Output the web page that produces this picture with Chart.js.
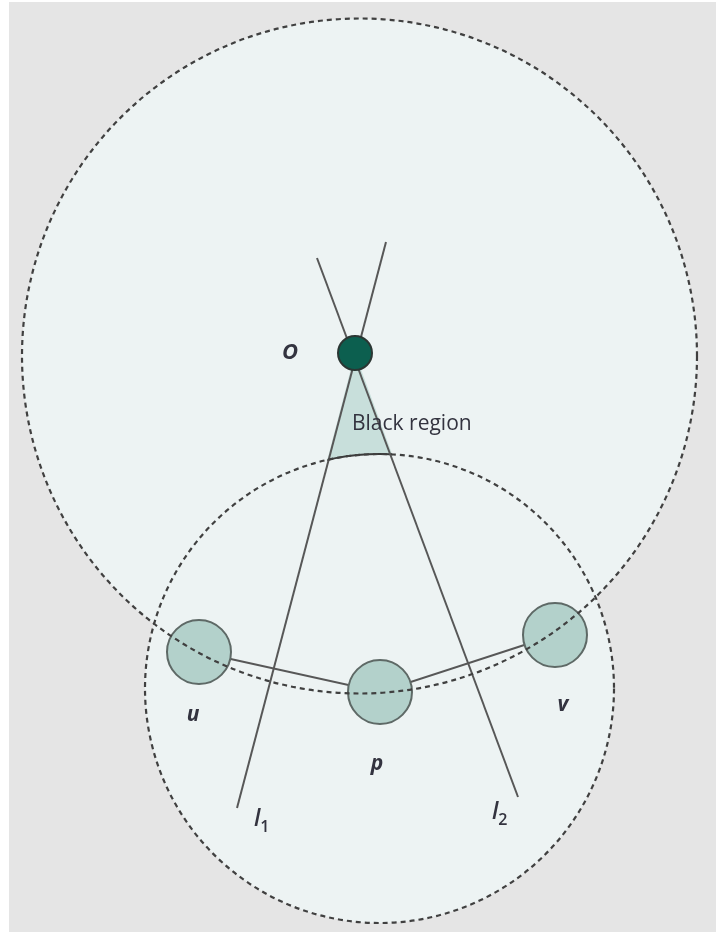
<!DOCTYPE html>
<html>
<head>
<meta charset="utf-8">
<script src="https://cdn.jsdelivr.net/npm/chart.js@4.4.1/dist/chart.umd.min.js"></script>
<style>
  html, body { margin: 0; padding: 0; background: #ffffff; }
  #grafico { display: block; }
</style>
</head>
<body>
<canvas id="grafico" width="716" height="932"></canvas>
<script>
// Pontos do diagrama (coordenadas no plano do desenho)
const nodeNames = ['u', 'p', 'v'];
const nodeX = [199, 380, 555];
const nodeY = [652, 692, 635];

const originName = 'O';
const originX = 355;
const originY = 353;

// Retas l1 e l2 (ponta de cima -> ponta de baixo)
const lineNames = ['l1', 'l2'];
const lineTopX = [386, 317];
const lineTopY = [242, 258];
const lineBottomX = [237, 518];
const lineBottomY = [808, 797];

// Círculos tracejados (centro e raio)
const circleX = [359.5, 379.5];
const circleY = [356, 688.5];
const circleR = [337.5, 234.5];

// Rótulos
const labelTexts = ['O', 'u', 'p', 'v', 'l', 'l', 'Black region'];
const labelSubs = ['', '', '', '', '1', '2', ''];
const labelX = [290, 193, 377, 563, 260, 498, 352];
const labelY = [353, 715, 764, 705, 822, 815, 424];

const corLinha = '#575757';

const fundoPlugin = {
    id: 'fundo',
    beforeDraw(chart) {
        const ctx = chart.ctx;
        ctx.save();
        ctx.fillStyle = '#ffffff';
        ctx.fillRect(0, 0, chart.width, chart.height);
        ctx.fillStyle = '#e5e5e5';
        ctx.fillRect(9, 2, chart.width - 9, chart.height - 2);
        ctx.restore();
    },
    beforeDatasetsDraw(chart) {
        const ctx = chart.ctx;
        const sx = chart.scales.x, sy = chart.scales.y;
        const px = v => sx.getPixelForValue(v);
        const py = v => sy.getPixelForValue(v);
        const pr = r => Math.abs(sx.getPixelForValue(r) - sx.getPixelForValue(0));
        ctx.save();
        // preenchimento dos dois círculos
        ctx.fillStyle = '#edf3f3';
        for (let i = 0; i < circleX.length; i++) {
            ctx.beginPath();
            ctx.arc(px(circleX[i]), py(circleY[i]), pr(circleR[i]), 0, Math.PI * 2);
            ctx.fill();
        }
        // região entre as retas, de O até o círculo menor
        ctx.beginPath();
        ctx.moveTo(px(originX), py(originY));
        ctx.lineTo(px(lineBottomX[0]), py(lineBottomY[0]));
        ctx.lineTo(px(lineBottomX[1]), py(lineBottomY[1]));
        ctx.closePath();
        ctx.clip();
        ctx.beginPath();
        ctx.rect(0, 0, chart.width, chart.height);
        ctx.arc(px(circleX[1]), py(circleY[1]), pr(circleR[1]), 0, Math.PI * 2);
        ctx.fillStyle = '#c8dfdb';
        ctx.fill('evenodd');
        ctx.beginPath();
        ctx.arc(px(circleX[1]), py(circleY[1]), pr(circleR[1]), 0, Math.PI * 2);
        ctx.strokeStyle = '#3a3a3a';
        ctx.lineWidth = 2;
        ctx.stroke();
        ctx.restore();
    },
    afterDatasetsDraw(chart) {
        const ctx = chart.ctx;
        const sx = chart.scales.x, sy = chart.scales.y;
        const px = v => sx.getPixelForValue(v);
        const py = v => sy.getPixelForValue(v);
        const pr = r => Math.abs(sx.getPixelForValue(r) - sx.getPixelForValue(0));
        ctx.save();
        // contornos tracejados
        ctx.setLineDash([5, 4]);
        ctx.strokeStyle = '#404040';
        ctx.lineWidth = 2.2;
        for (let i = 0; i < circleX.length; i++) {
            ctx.beginPath();
            ctx.arc(px(circleX[i]), py(circleY[i]), pr(circleR[i]), 0, Math.PI * 2);
            ctx.stroke();
        }
        ctx.setLineDash([]);
        // textos
        ctx.fillStyle = '#33333f';
        ctx.textBaseline = 'middle';
        for (let i = 0; i < labelTexts.length; i++) {
            const x = px(labelX[i]), y = py(labelY[i]);
            if (labelTexts[i] === 'Black region') {
                ctx.font = '21px "Open Sans"';
                ctx.textAlign = 'left';
                ctx.fillText(labelTexts[i], x, y);
            } else if (labelSubs[i]) {
                ctx.font = 'italic 600 23px "Open Sans"';
                ctx.textAlign = 'left';
                ctx.fillText(labelTexts[i], x - 6, y - 3);
                const w = ctx.measureText(labelTexts[i]).width;
                ctx.font = '600 16px "Open Sans"';
                ctx.fillText(labelSubs[i], x - 6 + w, y + 5);
            } else {
                ctx.font = 'italic 700 ' + (labelTexts[i] === 'O' ? 22 : 21) + 'px "Open Sans"';
                ctx.textAlign = 'center';
                ctx.fillText(labelTexts[i], x, y);
            }
        }
        ctx.restore();
    }
};

const datasets = [
    {
        label: originName,
        data: [{ x: originX, y: originY }],
        pointRadius: 17,
        pointBackgroundColor: '#0c5f4f',
        pointBorderColor: '#2b3633',
        pointBorderWidth: 2,
        showLine: false,
        order: 0
    },
    {
        label: 'nós',
        data: nodeNames.map((n, i) => ({ x: nodeX[i], y: nodeY[i] })),
        pointRadius: 32,
        pointBackgroundColor: '#b3d1cb',
        pointBorderColor: '#5e6966',
        pointBorderWidth: 2,
        showLine: false,
        order: 1
    },
    {
        label: 'caminho',
        data: nodeNames.map((n, i) => ({ x: nodeX[i], y: nodeY[i] })),
        showLine: true,
        borderColor: corLinha,
        borderWidth: 2,
        pointRadius: 0,
        order: 2
    }
];

lineNames.forEach((nome, i) => {
    datasets.push({
        label: nome,
        data: [{ x: lineTopX[i], y: lineTopY[i] }, { x: lineBottomX[i], y: lineBottomY[i] }],
        showLine: true,
        borderColor: corLinha,
        borderWidth: 2,
        pointRadius: 0,
        order: 3
    });
});

const ctx = document.getElementById('grafico').getContext('2d');
const grafico = new Chart(ctx, {
    type: 'scatter',
    data: { datasets: datasets },
    options: {
        responsive: false,
        animation: false,
        devicePixelRatio: 1,
        layout: { padding: 0, autoPadding: false },
        plugins: { legend: { display: false }, tooltip: { enabled: false } },
        scales: {
            x: { type: 'linear', min: 0, max: 716, display: false },
            y: { type: 'linear', min: 0, max: 932, reverse: true, display: false }
        }
    },
    plugins: [fundoPlugin]
});
</script>
</body>
</html>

···

WHAT IS REQUIRED: Without including any pictures, print all of the material exactly as given.

RESULT:
Output the web page that produces this picture with Chart.js.
<!DOCTYPE html>
<html>
<head>
<meta charset="utf-8">
<script src="https://cdn.jsdelivr.net/npm/chart.js@4.4.1/dist/chart.umd.min.js"></script>
<style>
  html, body { margin: 0; padding: 0; background: #ffffff; }
  #grafico { display: block; }
</style>
</head>
<body>
<canvas id="grafico" width="716" height="932"></canvas>
<script>
// Pontos do diagrama (coordenadas no plano do desenho)
const nodeNames = ['u', 'p', 'v'];
const nodeX = [199, 380, 555];
const nodeY = [652, 692, 635];

const originName = 'O';
const originX = 355;
const originY = 353;

// Retas l1 e l2 (ponta de cima -> ponta de baixo)
const lineNames = ['l1', 'l2'];
const lineTopX = [386, 317];
const lineTopY = [242, 258];
const lineBottomX = [237, 518];
const lineBottomY = [808, 797];

// Círculos tracejados (centro e raio)
const circleX = [359.5, 379.5];
const circleY = [356, 688.5];
const circleR = [337.5, 234.5];

// Rótulos
const labelTexts = ['O', 'u', 'p', 'v', 'l', 'l', 'Black region'];
const labelSubs = ['', '', '', '', '1', '2', ''];
const labelX = [290, 193, 377, 563, 260, 498, 352];
const labelY = [353, 715, 764, 705, 822, 815, 424];

const corLinha = '#575757';

const fundoPlugin = {
    id: 'fundo',
    beforeDraw(chart) {
        const ctx = chart.ctx;
        ctx.save();
        ctx.fillStyle = '#ffffff';
        ctx.fillRect(0, 0, chart.width, chart.height);
        ctx.fillStyle = '#e5e5e5';
        ctx.fillRect(9, 2, chart.width - 9, chart.height - 2);
        ctx.restore();
    },
    beforeDatasetsDraw(chart) {
        const ctx = chart.ctx;
        const sx = chart.scales.x, sy = chart.scales.y;
        const px = v => sx.getPixelForValue(v);
        const py = v => sy.getPixelForValue(v);
        const pr = r => Math.abs(sx.getPixelForValue(r) - sx.getPixelForValue(0));
        ctx.save();
        // preenchimento dos dois círculos
        ctx.fillStyle = '#edf3f3';
        for (let i = 0; i < circleX.length; i++) {
            ctx.beginPath();
            ctx.arc(px(circleX[i]), py(circleY[i]), pr(circleR[i]), 0, Math.PI * 2);
            ctx.fill();
        }
        // região entre as retas, de O até o círculo menor
        ctx.beginPath();
        ctx.moveTo(px(originX), py(originY));
        ctx.lineTo(px(lineBottomX[0]), py(lineBottomY[0]));
        ctx.lineTo(px(lineBottomX[1]), py(lineBottomY[1]));
        ctx.closePath();
        ctx.clip();
        ctx.beginPath();
        ctx.rect(0, 0, chart.width, chart.height);
        ctx.arc(px(circleX[1]), py(circleY[1]), pr(circleR[1]), 0, Math.PI * 2);
        ctx.fillStyle = '#c8dfdb';
        ctx.fill('evenodd');
        ctx.beginPath();
        ctx.arc(px(circleX[1]), py(circleY[1]), pr(circleR[1]), 0, Math.PI * 2);
        ctx.strokeStyle = '#3a3a3a';
        ctx.lineWidth = 2;
        ctx.stroke();
        ctx.restore();
    },
    afterDatasetsDraw(chart) {
        const ctx = chart.ctx;
        const sx = chart.scales.x, sy = chart.scales.y;
        const px = v => sx.getPixelForValue(v);
        const py = v => sy.getPixelForValue(v);
        const pr = r => Math.abs(sx.getPixelForValue(r) - sx.getPixelForValue(0));
        ctx.save();
        // contornos tracejados
        ctx.setLineDash([5, 4]);
        ctx.strokeStyle = '#404040';
        ctx.lineWidth = 2.2;
        for (let i = 0; i < circleX.length; i++) {
            ctx.beginPath();
            ctx.arc(px(circleX[i]), py(circleY[i]), pr(circleR[i]), 0, Math.PI * 2);
            ctx.stroke();
        }
        ctx.setLineDash([]);
        // textos
        ctx.fillStyle = '#33333f';
        ctx.textBaseline = 'middle';
        for (let i = 0; i < labelTexts.length; i++) {
            const x = px(labelX[i]), y = py(labelY[i]);
            if (labelTexts[i] === 'Black region') {
                ctx.font = '21px "Open Sans"';
                ctx.textAlign = 'left';
                ctx.fillText(labelTexts[i], x, y);
            } else if (labelSubs[i]) {
                ctx.font = 'italic 600 23px "Open Sans"';
                ctx.textAlign = 'left';
                ctx.fillText(labelTexts[i], x - 6, y - 3);
                const w = ctx.measureText(labelTexts[i]).width;
                ctx.font = '600 16px "Open Sans"';
                ctx.fillText(labelSubs[i], x - 6 + w, y + 5);
            } else {
                ctx.font = 'italic 700 ' + (labelTexts[i] === 'O' ? 22 : 21) + 'px "Open Sans"';
                ctx.textAlign = 'center';
                ctx.fillText(labelTexts[i], x, y);
            }
        }
        ctx.restore();
    }
};

const datasets = [
    {
        label: originName,
        data: [{ x: originX, y: originY }],
        pointRadius: 17,
        pointBackgroundColor: '#0c5f4f',
        pointBorderColor: '#2b3633',
        pointBorderWidth: 2,
        showLine: false,
        order: 0
    },
    {
        label: 'nós',
        data: nodeNames.map((n, i) => ({ x: nodeX[i], y: nodeY[i] })),
        pointRadius: 32,
        pointBackgroundColor: '#b3d1cb',
        pointBorderColor: '#5e6966',
        pointBorderWidth: 2,
        showLine: false,
        order: 1
    },
    {
        label: 'caminho',
        data: nodeNames.map((n, i) => ({ x: nodeX[i], y: nodeY[i] })),
        showLine: true,
        borderColor: corLinha,
        borderWidth: 2,
        pointRadius: 0,
        order: 2
    }
];

lineNames.forEach((nome, i) => {
    datasets.push({
        label: nome,
        data: [{ x: lineTopX[i], y: lineTopY[i] }, { x: lineBottomX[i], y: lineBottomY[i] }],
        showLine: true,
        borderColor: corLinha,
        borderWidth: 2,
        pointRadius: 0,
        order: 3
    });
});

const ctx = document.getElementById('grafico').getContext('2d');
const grafico = new Chart(ctx, {
    type: 'scatter',
    data: { datasets: datasets },
    options: {
        responsive: false,
        animation: false,
        devicePixelRatio: 1,
        layout: { padding: 0, autoPadding: false },
        plugins: { legend: { display: false }, tooltip: { enabled: false } },
        scales: {
            x: { type: 'linear', min: 0, max: 716, display: false },
            y: { type: 'linear', min: 0, max: 932, reverse: true, display: false }
        }
    },
    plugins: [fundoPlugin]
});
</script>
</body>
</html>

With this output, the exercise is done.